All this welter of well-bred eccentricity and crumpet-munching terror builds up to that ending. Much has been written about the rightness or wrongness of the final reveal, and we won’t give it all away here, as this is a proper whodunit-style suspense film (‘No-one admitted while the clock is ticking!’ ran the tagline in true Psycho fashion). Suffice to say, it’s a very, very odd ending, almost queasily so, in a Last of the Timelords ‘Oh no, don’t bloody go there!’ stylee.
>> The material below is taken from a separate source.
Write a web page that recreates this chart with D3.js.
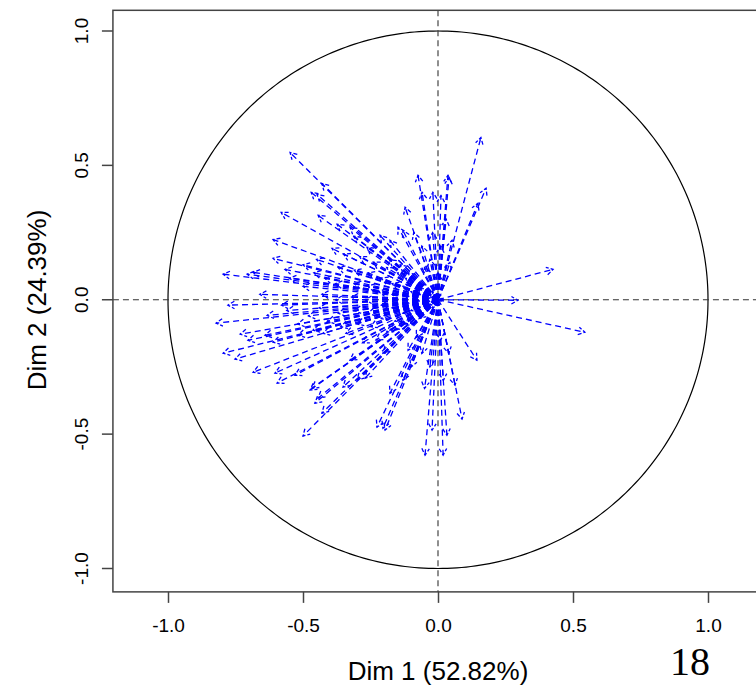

But unlike that, it does make a nasty kind of sense out of the disjointedness that’s gone before, even if it’s some way off from the lofty total satisfaction of a classic Sherlock Holmes or Thriller denouement.
Then again, satisfaction is hardly what this sort of murder mystery is offering – unless, like Coward, you’re perversely up for a bit of sadistic discomfiting comfort. A cosy, Sunday afternoon, all-ends-tied-up pipe-and-slippers thriller this is not, unless the pipe’s lead and the slippers concrete. You’ll leave not on the safe note of a fireplace denouement, but the discordant note of that omnipresent jerky jazz score, with overtones of Lynley’s frightened sigh of a voice and that chorus of sinister children.
After you’ve folded up a napkin and scraped all that unpleasant taste off your tongue though, what remains is, in the end, oddly cockle-warming. More than a simple mystery, it’s a catalogue of derangement, with the top prizes going to those lovely old Brits. As we’ve said, this was a time when the US studios decided the UK – well, all right then, certain unbombed bits of North London – was where it was at it-wise, and what we’re seeing here is a transition from fruity Brits making cameos as butlers, dowagers and astonished grandees in all-American films, to Yank leading actors being shipped over the pond and thrown in amongst them. Finally, we get to meet the yanks on our terms, our lovely batty old character actors get a rare chance to play at home, and grasp it with both hands. And the result, as we see, is delirious panic, but always with a salty tang of black comedy running through it. But Brit viewers shouldn’t get too comfortable, because the most chilling ending of all is still to be played out, as we read: ‘Reese Witherspoon is developing a remake of Bunny Lake which she will produce and star in.’ A return match? Please, no!